Brief:
Copy exactly, and only, the lines below from the first through the one containing "from matplotlib.ticker import", both included; pictures are omitted.

Collected data:
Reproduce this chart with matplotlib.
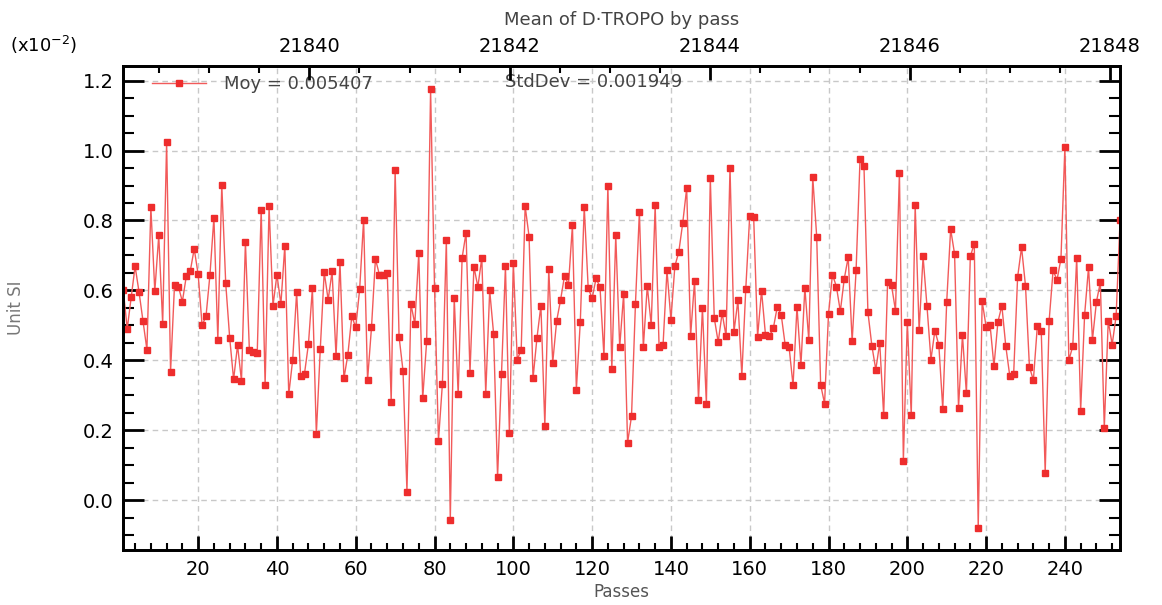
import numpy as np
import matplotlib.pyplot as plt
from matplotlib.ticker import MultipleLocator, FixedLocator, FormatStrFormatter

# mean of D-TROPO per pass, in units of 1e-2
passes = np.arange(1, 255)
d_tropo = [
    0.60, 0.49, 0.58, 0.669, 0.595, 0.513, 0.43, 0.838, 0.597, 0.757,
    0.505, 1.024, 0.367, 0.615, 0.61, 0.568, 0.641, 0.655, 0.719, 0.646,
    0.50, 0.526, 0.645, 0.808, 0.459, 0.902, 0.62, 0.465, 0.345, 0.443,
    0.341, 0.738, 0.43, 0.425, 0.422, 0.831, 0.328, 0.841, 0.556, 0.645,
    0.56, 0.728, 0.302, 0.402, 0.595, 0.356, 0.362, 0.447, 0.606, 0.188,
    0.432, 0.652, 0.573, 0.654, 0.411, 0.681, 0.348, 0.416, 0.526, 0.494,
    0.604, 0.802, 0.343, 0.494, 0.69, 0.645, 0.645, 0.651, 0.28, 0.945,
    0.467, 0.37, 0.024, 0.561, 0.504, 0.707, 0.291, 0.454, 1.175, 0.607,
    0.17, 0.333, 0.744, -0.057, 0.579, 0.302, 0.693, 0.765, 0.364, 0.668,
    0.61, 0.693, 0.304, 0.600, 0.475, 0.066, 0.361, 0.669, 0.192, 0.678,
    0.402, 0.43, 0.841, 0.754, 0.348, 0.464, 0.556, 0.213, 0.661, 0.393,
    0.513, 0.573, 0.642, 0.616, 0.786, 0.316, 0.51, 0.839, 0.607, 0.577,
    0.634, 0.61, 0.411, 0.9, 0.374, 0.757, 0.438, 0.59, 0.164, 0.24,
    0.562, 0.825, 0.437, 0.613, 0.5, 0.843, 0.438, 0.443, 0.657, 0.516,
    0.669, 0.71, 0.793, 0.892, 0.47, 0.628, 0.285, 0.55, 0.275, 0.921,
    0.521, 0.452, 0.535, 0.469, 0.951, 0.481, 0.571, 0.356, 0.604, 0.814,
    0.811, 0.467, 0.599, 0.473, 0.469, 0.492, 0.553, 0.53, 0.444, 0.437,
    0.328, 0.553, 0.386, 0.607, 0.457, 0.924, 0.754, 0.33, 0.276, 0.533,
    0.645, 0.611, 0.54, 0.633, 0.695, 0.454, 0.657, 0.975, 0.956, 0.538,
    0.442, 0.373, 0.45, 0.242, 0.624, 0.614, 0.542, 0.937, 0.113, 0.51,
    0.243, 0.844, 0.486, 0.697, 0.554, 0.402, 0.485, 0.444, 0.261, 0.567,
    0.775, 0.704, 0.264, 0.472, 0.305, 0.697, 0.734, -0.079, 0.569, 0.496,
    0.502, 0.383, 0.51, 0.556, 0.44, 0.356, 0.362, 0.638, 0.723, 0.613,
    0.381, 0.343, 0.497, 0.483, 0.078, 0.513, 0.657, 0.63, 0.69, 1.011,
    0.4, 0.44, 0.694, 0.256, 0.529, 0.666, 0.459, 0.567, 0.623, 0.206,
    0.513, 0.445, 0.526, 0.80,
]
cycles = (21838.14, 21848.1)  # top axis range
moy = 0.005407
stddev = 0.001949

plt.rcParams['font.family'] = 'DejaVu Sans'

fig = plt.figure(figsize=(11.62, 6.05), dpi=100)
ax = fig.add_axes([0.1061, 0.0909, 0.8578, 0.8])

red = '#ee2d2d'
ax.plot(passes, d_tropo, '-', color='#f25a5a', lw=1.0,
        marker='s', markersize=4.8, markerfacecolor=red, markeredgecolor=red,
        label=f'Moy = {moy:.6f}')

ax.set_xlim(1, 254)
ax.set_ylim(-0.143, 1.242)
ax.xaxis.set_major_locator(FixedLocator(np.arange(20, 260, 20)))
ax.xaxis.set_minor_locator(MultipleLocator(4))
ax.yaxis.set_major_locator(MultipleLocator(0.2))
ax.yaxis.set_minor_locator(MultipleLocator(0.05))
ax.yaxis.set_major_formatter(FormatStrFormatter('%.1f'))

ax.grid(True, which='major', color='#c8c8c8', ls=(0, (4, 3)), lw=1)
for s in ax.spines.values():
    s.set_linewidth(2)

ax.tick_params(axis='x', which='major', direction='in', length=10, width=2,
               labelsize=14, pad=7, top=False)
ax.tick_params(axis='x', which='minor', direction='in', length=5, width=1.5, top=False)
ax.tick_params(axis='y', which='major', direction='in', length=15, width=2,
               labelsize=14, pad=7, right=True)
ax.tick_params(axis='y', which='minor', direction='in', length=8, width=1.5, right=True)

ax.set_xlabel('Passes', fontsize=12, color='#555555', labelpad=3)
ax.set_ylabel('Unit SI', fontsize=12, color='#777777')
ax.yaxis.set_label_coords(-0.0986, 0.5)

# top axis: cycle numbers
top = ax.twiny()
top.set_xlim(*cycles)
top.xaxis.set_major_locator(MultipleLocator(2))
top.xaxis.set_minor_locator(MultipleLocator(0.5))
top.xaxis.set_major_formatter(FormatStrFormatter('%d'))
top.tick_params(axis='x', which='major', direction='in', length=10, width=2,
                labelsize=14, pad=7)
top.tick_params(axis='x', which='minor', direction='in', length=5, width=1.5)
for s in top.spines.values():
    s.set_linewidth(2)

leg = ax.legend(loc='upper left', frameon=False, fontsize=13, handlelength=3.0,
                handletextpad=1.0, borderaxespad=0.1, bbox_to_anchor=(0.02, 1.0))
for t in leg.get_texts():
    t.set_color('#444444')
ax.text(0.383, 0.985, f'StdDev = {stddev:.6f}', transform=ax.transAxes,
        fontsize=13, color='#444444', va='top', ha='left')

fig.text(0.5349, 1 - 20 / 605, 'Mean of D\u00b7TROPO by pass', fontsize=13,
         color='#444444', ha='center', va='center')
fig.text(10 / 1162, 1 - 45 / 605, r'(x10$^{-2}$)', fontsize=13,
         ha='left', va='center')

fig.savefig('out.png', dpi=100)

Response:
Reproduce this chart with matplotlib.
import numpy as np
import matplotlib.pyplot as plt
from matplotlib.ticker import MultipleLocator, FixedLocator, FormatStrFormatter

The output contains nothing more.